D'Artagnan is played by Logan Lerman, an American kid lately known for playing the title role in "Percy Jackson and the Olympians." He's still good at adding a touch of impish humor to everything he does. Unlike the last two D'Artagnans I've seen in film--Chris O'Donnell (1993) and Justin Chambers (2001)--Lerman neither makes you want to plant your fist in his face nor turns the role into a manga comic book. So that's nice.

Aramis, the sometime priest who remains devout even as a musketeer, is played by Luke Evans who, in a couple of weeks, will be seen as Zeus in "The Immortals." He plays Aramis as the bitterly disillusioned intellectual among the friends.
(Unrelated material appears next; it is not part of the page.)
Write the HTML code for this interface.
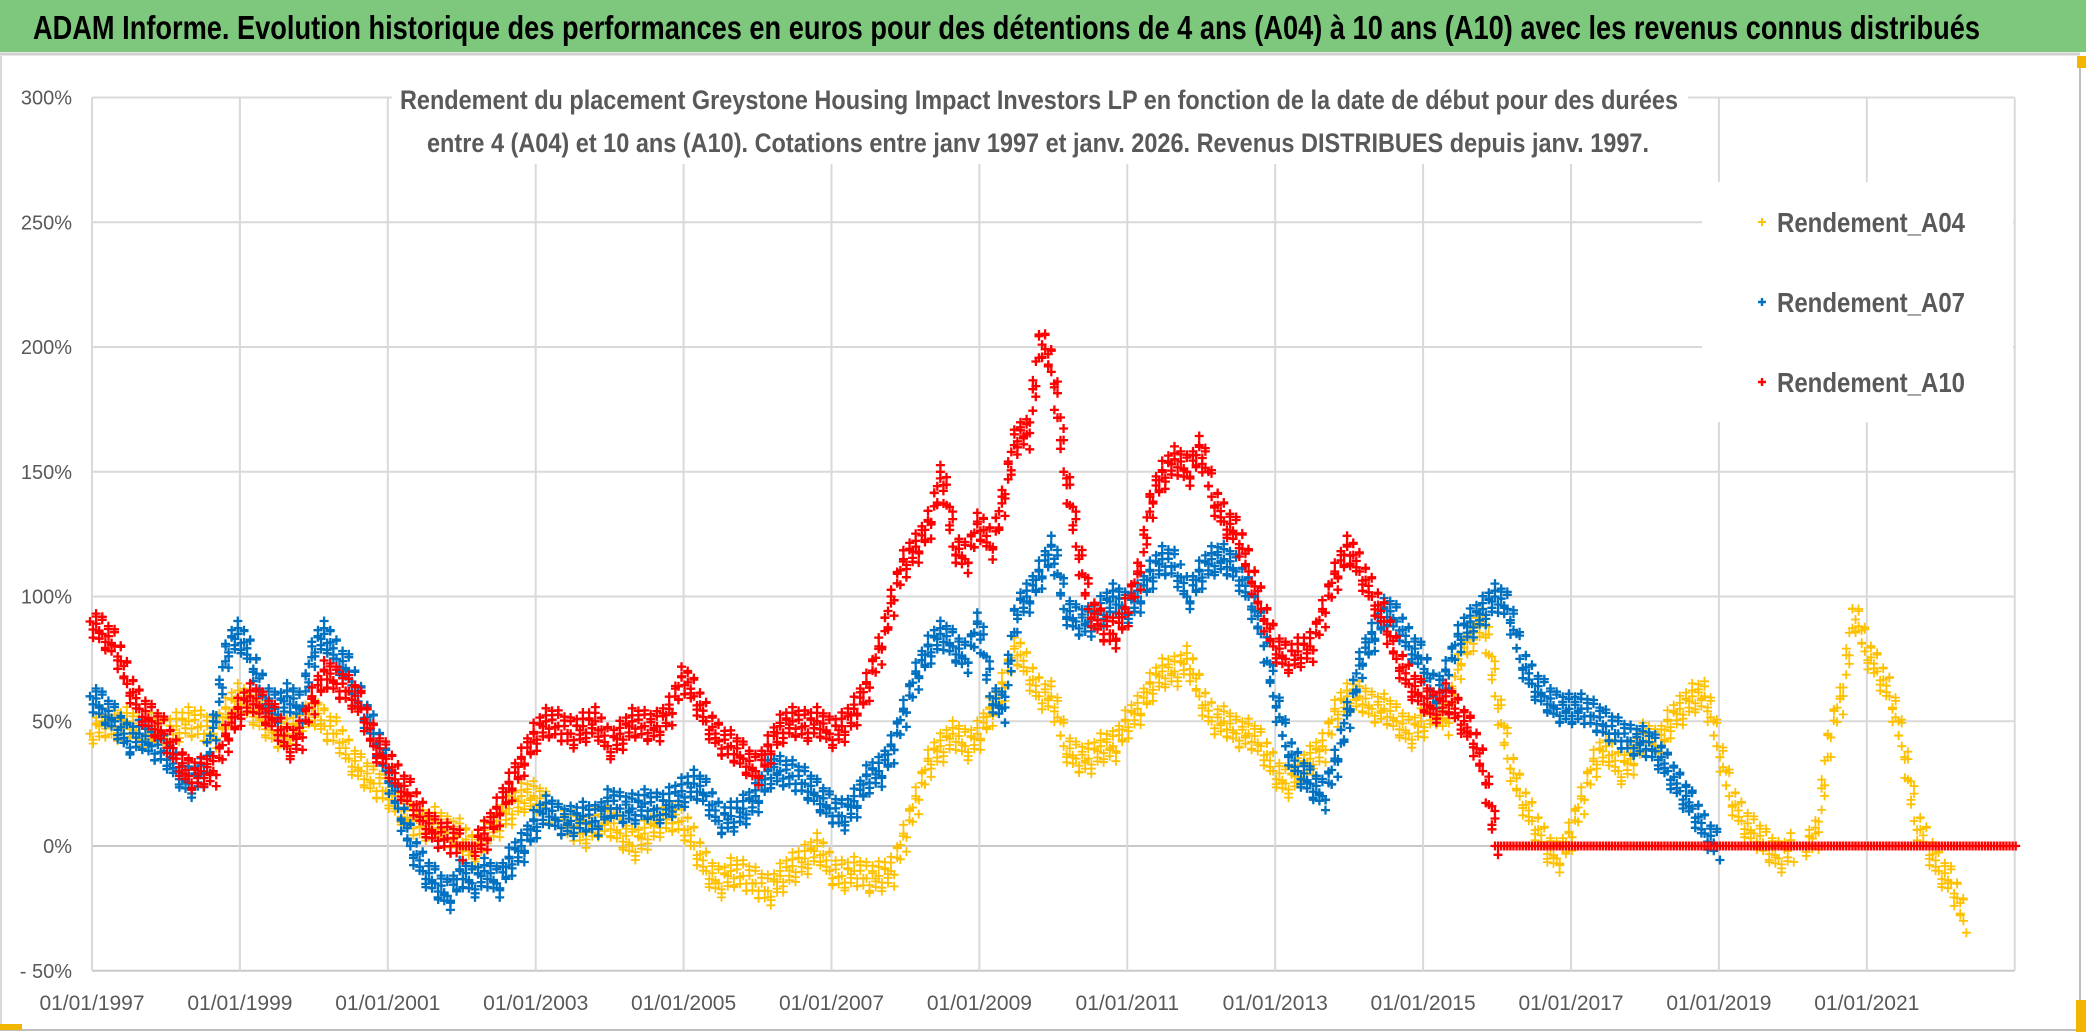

Porthos, the brawny musketeer who is always flush with cash thanks to his affair with a wealthy married woman (remember, these guys are FRENCH), is played by Ray Stevenson, an action film maven who has played vampires, gangsters, Norse gods, and the Punisher. Stevenson plays Porthos with directness and a touch of humor.

My only complaint is what they did with Buckingham. Orlando Bloom makes him absolutely repulsive. Both historically and in Dumas, Buckingham was an amazing dude. Bloom makes him look like Count Olaf from "A Series of Unfortunate Events."
On the video front, I've finally signed up for Netflix (at a time when hundreds of thousands of others are bailing out--my usual good timing). I figured this might, at least, be a cheaper alternative to buying disks and selling them back to FYE, especially where "TV on DVD" is concerned. My first two rentals were films by Hayao Miyazaki, whose Howl's Moving Castle I already knew and loved. First I saw Kiki's Delivery Service, a young witch's coming of age story with broomsticks, airships, a pedal-powered flying machine, and a touch of teenage friendship that could develop (as the kids grow up) into true love. It also features a talking cat voiced, in the English dub, by the late Phil Hartman, who was so right for the role that I now wonder how Billy Crystal's part in Howl would sound if Hartman had lived.

All three of Hayao's films that I have seen share several story elements. They are essentially built on the frame of a classic quest. They focus on a seemingly powerless girl finding her own inner strength, often in friendship or true love. The beauty of these films is in their details, their rich and strange imagery, often involving movement across a picturesque landscape with atmospheric music stretching across gaps in the dialogue. The individual films vary by the type of setting they depict (ranging from the Austro-Hungarian look of Howl's world to the modern Japan of Chihiro's), the type of magic in them (from western witches and wizards to eastern spirits), and the age level they address (from Chihiro's small child to Kiki's early teen to Howl's Sophie on the cusp of sexual maturity). But they have a similar appeal, which a bookworm like me can describe no better than to say that the story for only one of them came from the mind of Diana Wynne Jones... but any of them could have.
1 comment:
Ooooo, you're getting into Miyazaki! Have you seen Princess Mononoke? If not, netflix it now! You'll love it!